↓
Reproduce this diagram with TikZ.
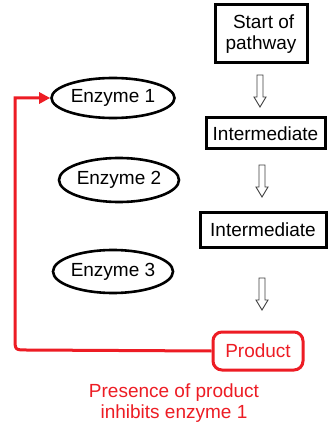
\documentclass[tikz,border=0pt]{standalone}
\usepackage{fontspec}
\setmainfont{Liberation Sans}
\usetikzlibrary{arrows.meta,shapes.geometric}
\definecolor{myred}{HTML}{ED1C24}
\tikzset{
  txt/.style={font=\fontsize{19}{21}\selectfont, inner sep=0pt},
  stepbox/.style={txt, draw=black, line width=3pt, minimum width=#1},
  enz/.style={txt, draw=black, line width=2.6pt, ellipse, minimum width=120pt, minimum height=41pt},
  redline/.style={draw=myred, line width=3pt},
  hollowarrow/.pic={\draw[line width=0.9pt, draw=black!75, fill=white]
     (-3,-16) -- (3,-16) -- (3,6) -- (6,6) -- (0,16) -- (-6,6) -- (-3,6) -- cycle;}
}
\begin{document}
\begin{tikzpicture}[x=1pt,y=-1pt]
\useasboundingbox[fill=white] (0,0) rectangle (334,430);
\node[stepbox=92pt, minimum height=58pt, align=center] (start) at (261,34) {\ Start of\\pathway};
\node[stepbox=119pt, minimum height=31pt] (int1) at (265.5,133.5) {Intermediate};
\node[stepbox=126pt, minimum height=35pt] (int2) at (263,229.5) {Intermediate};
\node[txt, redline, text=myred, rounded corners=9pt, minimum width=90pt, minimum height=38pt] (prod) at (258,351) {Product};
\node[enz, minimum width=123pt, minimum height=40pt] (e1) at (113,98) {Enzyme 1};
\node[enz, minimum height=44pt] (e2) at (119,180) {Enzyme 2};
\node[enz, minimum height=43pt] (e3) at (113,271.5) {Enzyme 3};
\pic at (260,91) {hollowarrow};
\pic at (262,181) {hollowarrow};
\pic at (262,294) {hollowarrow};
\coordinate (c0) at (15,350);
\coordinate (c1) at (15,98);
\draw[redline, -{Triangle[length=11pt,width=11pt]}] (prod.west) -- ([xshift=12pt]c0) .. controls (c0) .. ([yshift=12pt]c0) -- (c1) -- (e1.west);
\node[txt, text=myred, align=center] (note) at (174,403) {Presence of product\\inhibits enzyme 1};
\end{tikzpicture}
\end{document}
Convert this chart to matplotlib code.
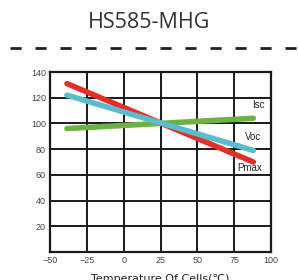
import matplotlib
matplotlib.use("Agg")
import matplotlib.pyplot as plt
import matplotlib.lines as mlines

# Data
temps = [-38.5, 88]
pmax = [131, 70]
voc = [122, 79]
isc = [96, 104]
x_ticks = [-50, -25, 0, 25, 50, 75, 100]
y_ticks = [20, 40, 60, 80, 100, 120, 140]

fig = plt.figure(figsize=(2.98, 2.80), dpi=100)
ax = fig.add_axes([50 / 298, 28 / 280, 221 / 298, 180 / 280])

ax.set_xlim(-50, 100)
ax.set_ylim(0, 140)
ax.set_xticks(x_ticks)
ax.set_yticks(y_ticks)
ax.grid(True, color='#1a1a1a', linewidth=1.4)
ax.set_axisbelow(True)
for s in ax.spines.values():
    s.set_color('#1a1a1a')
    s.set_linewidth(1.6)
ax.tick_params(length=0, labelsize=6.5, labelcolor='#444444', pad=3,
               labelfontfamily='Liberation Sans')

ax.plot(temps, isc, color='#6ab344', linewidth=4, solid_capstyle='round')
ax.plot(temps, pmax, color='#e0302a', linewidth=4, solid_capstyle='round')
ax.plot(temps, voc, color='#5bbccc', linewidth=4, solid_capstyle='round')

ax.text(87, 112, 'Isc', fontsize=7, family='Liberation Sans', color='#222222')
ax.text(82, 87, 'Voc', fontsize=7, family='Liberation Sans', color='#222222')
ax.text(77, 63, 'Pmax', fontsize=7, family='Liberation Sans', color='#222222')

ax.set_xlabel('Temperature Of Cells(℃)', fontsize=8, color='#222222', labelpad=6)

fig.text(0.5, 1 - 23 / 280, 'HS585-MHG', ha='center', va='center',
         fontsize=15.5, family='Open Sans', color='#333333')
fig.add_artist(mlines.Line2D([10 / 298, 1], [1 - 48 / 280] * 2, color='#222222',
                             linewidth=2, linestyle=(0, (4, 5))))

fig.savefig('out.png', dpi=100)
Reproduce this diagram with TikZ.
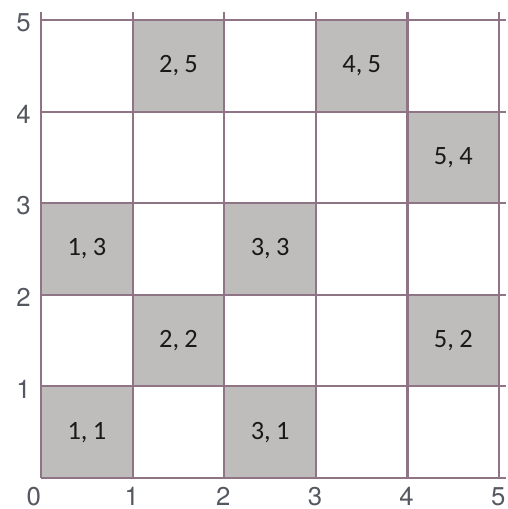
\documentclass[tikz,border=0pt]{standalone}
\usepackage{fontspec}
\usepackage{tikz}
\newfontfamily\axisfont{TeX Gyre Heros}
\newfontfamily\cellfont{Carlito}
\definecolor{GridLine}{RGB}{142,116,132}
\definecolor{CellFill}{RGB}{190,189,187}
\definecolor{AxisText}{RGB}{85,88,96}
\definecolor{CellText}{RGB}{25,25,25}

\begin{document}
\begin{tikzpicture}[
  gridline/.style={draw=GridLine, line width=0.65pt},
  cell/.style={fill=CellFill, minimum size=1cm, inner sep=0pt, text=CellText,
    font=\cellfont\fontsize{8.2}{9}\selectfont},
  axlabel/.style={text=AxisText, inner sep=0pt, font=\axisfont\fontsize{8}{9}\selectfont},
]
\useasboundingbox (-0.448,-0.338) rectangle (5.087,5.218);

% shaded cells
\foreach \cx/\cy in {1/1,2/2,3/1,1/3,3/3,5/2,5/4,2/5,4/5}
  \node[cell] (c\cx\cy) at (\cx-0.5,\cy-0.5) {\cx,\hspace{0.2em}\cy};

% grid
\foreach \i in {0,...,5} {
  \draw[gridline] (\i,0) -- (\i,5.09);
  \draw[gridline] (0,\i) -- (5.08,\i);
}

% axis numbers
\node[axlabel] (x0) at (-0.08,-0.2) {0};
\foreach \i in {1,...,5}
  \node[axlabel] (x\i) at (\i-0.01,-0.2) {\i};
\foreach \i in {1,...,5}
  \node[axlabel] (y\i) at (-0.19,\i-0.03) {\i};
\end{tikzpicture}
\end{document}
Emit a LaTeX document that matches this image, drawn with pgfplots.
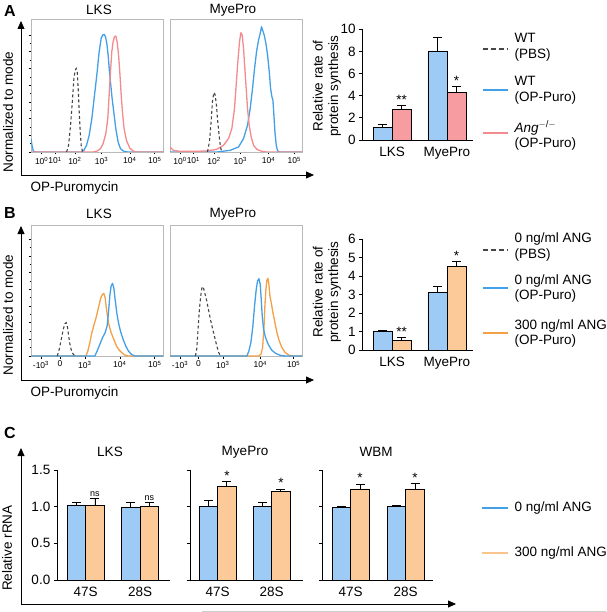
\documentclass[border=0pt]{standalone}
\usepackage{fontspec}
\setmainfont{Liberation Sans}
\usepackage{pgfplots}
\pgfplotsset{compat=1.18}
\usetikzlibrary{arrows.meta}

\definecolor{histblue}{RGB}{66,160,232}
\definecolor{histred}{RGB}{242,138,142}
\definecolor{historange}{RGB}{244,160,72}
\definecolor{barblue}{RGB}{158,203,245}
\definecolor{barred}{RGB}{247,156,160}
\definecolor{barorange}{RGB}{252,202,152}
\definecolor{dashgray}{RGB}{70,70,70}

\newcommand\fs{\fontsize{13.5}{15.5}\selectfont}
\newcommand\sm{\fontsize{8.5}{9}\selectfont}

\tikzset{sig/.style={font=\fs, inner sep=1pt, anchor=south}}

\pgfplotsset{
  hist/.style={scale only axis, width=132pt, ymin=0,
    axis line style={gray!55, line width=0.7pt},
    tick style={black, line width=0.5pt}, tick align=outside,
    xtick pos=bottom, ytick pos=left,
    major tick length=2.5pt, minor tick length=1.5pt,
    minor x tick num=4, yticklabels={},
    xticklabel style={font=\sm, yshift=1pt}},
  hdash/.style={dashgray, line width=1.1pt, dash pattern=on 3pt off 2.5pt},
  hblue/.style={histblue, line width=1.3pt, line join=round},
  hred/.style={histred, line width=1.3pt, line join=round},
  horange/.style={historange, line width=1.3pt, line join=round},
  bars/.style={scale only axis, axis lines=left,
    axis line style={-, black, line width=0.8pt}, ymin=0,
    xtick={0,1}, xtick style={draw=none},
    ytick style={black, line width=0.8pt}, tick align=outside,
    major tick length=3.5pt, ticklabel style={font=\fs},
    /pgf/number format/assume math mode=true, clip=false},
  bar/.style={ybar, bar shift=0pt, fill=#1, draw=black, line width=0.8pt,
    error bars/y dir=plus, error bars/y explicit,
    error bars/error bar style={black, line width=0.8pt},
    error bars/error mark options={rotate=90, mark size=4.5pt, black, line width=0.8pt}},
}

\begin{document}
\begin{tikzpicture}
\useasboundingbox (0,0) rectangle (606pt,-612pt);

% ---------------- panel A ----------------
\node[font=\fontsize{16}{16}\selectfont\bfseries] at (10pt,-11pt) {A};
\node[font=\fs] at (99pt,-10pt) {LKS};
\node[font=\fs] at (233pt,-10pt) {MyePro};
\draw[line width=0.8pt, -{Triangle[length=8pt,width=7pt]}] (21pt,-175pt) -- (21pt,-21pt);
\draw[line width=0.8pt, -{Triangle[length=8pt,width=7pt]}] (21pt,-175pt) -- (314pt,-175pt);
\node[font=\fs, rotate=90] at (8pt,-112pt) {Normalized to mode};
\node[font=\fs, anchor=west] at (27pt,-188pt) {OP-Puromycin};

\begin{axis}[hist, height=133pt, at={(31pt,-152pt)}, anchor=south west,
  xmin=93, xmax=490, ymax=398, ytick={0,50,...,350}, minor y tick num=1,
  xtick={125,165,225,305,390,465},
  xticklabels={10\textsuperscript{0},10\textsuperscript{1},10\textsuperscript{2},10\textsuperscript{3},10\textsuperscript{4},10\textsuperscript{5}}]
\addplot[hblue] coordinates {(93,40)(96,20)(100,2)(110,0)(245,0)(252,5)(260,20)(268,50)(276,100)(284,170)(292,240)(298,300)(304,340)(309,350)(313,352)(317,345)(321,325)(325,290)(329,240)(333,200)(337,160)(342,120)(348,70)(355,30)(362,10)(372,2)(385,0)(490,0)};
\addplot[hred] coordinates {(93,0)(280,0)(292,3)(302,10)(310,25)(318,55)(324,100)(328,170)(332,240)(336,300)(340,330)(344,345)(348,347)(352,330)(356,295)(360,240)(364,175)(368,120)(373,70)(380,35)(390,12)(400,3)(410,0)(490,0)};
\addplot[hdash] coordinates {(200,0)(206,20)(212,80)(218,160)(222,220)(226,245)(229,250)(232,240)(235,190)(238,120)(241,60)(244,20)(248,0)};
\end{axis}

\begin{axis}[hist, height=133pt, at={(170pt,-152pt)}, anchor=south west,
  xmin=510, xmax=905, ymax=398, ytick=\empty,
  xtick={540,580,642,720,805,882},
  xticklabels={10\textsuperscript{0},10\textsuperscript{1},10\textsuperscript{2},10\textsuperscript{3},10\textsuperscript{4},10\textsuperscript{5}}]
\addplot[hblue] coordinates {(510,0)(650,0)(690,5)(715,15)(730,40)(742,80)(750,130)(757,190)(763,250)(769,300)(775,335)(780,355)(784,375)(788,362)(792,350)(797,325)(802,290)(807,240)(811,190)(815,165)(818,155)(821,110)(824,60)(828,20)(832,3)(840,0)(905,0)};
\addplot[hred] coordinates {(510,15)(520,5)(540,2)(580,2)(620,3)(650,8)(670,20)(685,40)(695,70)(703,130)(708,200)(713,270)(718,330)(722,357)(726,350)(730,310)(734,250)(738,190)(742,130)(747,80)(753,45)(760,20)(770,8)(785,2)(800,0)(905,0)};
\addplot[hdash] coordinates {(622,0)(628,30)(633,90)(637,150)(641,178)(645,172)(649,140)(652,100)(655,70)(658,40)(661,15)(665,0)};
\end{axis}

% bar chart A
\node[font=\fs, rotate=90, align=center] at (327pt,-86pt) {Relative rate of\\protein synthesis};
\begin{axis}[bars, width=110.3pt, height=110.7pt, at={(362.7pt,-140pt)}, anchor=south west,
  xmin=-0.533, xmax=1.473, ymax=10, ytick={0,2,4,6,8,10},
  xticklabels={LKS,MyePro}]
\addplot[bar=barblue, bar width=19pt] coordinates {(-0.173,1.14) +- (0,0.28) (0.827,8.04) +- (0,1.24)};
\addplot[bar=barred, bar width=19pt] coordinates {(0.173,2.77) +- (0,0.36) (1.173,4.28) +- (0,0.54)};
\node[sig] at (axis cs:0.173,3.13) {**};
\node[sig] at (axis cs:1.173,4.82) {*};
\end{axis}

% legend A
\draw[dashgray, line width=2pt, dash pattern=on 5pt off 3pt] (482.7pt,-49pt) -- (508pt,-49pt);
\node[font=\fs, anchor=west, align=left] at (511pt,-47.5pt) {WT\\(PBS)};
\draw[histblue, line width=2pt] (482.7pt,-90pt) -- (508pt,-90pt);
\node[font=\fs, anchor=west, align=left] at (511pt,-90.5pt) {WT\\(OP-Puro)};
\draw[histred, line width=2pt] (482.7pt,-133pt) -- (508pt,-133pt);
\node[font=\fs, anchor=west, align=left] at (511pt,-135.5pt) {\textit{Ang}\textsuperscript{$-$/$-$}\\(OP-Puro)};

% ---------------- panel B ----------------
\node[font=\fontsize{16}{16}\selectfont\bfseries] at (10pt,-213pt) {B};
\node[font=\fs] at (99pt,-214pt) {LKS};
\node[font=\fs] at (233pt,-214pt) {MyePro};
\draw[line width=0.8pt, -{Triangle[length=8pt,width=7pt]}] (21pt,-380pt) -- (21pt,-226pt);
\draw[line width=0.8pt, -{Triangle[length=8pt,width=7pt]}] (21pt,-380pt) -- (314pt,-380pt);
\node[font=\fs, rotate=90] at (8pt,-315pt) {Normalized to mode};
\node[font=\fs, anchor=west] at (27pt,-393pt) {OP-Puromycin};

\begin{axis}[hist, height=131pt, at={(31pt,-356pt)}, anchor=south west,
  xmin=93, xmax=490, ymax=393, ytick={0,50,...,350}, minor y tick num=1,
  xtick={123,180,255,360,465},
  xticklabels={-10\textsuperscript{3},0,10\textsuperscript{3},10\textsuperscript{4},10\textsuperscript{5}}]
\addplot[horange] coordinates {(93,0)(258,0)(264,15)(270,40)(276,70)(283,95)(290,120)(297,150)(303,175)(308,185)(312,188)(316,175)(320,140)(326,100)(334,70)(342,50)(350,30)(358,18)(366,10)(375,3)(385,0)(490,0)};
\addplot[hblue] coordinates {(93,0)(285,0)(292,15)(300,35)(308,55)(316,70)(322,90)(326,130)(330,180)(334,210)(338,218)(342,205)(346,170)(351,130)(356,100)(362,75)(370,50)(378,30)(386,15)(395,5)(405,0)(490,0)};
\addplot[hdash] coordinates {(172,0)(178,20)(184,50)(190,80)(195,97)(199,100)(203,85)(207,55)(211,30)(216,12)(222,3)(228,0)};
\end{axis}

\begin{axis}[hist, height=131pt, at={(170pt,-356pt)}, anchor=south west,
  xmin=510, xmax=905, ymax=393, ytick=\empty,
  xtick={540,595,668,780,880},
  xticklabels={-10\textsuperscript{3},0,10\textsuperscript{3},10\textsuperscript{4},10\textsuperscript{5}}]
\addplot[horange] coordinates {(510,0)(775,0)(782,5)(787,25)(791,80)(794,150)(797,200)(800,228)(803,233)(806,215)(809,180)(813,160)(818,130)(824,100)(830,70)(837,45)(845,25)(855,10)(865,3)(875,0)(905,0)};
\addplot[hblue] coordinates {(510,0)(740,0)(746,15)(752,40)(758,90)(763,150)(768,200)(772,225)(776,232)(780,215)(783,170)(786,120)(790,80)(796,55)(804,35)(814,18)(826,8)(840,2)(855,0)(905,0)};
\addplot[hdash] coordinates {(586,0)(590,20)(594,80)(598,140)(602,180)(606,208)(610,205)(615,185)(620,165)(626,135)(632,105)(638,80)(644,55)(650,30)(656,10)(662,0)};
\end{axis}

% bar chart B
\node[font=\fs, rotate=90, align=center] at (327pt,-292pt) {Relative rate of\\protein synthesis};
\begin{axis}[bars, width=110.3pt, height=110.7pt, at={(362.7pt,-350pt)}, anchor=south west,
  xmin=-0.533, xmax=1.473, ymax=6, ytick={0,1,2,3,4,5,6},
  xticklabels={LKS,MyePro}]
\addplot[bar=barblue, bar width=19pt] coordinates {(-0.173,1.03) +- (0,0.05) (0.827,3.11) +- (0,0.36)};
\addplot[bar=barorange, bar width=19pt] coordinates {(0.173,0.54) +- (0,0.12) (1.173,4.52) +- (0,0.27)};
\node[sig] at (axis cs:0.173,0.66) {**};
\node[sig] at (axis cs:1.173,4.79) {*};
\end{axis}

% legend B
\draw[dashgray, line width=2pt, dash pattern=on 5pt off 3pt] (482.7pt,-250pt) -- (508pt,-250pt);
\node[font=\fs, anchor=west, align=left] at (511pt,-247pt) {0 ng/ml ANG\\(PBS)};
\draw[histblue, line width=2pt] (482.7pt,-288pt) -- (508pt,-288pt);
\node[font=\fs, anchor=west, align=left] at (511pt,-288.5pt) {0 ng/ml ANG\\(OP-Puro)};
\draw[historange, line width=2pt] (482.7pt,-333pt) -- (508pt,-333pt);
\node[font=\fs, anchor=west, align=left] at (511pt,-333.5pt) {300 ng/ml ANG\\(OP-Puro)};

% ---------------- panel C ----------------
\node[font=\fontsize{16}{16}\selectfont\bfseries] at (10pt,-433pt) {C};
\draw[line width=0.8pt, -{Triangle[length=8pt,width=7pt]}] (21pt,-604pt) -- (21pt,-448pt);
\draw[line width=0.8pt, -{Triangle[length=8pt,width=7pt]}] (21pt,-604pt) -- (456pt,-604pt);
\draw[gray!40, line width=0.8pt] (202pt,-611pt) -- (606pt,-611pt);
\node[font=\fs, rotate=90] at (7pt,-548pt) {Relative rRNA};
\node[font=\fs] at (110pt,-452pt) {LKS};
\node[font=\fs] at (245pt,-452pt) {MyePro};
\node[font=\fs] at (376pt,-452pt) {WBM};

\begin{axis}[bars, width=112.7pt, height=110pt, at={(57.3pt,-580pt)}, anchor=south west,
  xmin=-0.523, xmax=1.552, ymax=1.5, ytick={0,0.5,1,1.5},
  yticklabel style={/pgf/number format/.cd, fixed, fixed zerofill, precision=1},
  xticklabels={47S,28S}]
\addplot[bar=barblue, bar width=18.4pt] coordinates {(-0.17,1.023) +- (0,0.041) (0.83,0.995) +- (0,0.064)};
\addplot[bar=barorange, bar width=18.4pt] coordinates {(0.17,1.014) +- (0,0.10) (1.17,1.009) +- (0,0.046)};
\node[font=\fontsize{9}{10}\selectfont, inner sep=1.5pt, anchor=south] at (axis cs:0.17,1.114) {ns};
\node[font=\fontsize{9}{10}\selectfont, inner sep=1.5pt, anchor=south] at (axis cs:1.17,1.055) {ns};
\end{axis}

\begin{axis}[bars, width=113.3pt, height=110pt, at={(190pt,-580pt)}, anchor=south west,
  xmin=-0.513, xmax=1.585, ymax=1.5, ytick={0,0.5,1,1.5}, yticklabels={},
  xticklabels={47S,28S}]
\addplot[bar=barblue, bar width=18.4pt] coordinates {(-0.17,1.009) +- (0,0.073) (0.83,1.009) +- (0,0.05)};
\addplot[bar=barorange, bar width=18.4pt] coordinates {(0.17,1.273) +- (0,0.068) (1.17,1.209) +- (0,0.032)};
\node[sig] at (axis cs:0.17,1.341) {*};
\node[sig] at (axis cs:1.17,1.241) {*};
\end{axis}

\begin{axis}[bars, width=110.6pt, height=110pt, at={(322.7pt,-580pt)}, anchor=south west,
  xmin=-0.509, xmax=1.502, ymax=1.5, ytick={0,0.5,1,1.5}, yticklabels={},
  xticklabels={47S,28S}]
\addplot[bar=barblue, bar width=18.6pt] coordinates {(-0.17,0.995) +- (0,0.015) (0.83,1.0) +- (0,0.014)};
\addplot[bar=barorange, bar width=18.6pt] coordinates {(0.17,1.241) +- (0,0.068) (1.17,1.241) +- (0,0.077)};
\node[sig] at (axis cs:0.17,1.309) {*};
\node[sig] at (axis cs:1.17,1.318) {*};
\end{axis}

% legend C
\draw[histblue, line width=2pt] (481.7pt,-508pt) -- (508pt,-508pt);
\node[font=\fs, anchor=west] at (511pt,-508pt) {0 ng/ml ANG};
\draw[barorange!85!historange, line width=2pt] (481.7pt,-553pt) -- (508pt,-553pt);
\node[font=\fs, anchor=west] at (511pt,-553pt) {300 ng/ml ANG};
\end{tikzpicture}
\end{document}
↑
> **WORK INSTRUCTIONS**
Repeat, word for word, the lines of the material above from the one holding "Convert this chart to matplotlib code." through the one holding "labelfontfamily='Liberation Sans')". Leave out pictures.

> **COMPLETED TASK**
Convert this chart to matplotlib code.
import matplotlib
matplotlib.use("Agg")
import matplotlib.pyplot as plt
import matplotlib.lines as mlines

# Data
temps = [-38.5, 88]
pmax = [131, 70]
voc = [122, 79]
isc = [96, 104]
x_ticks = [-50, -25, 0, 25, 50, 75, 100]
y_ticks = [20, 40, 60, 80, 100, 120, 140]

fig = plt.figure(figsize=(2.98, 2.80), dpi=100)
ax = fig.add_axes([50 / 298, 28 / 280, 221 / 298, 180 / 280])

ax.set_xlim(-50, 100)
ax.set_ylim(0, 140)
ax.set_xticks(x_ticks)
ax.set_yticks(y_ticks)
ax.grid(True, color='#1a1a1a', linewidth=1.4)
ax.set_axisbelow(True)
for s in ax.spines.values():
    s.set_color('#1a1a1a')
    s.set_linewidth(1.6)
ax.tick_params(length=0, labelsize=6.5, labelcolor='#444444', pad=3,
               labelfontfamily='Liberation Sans')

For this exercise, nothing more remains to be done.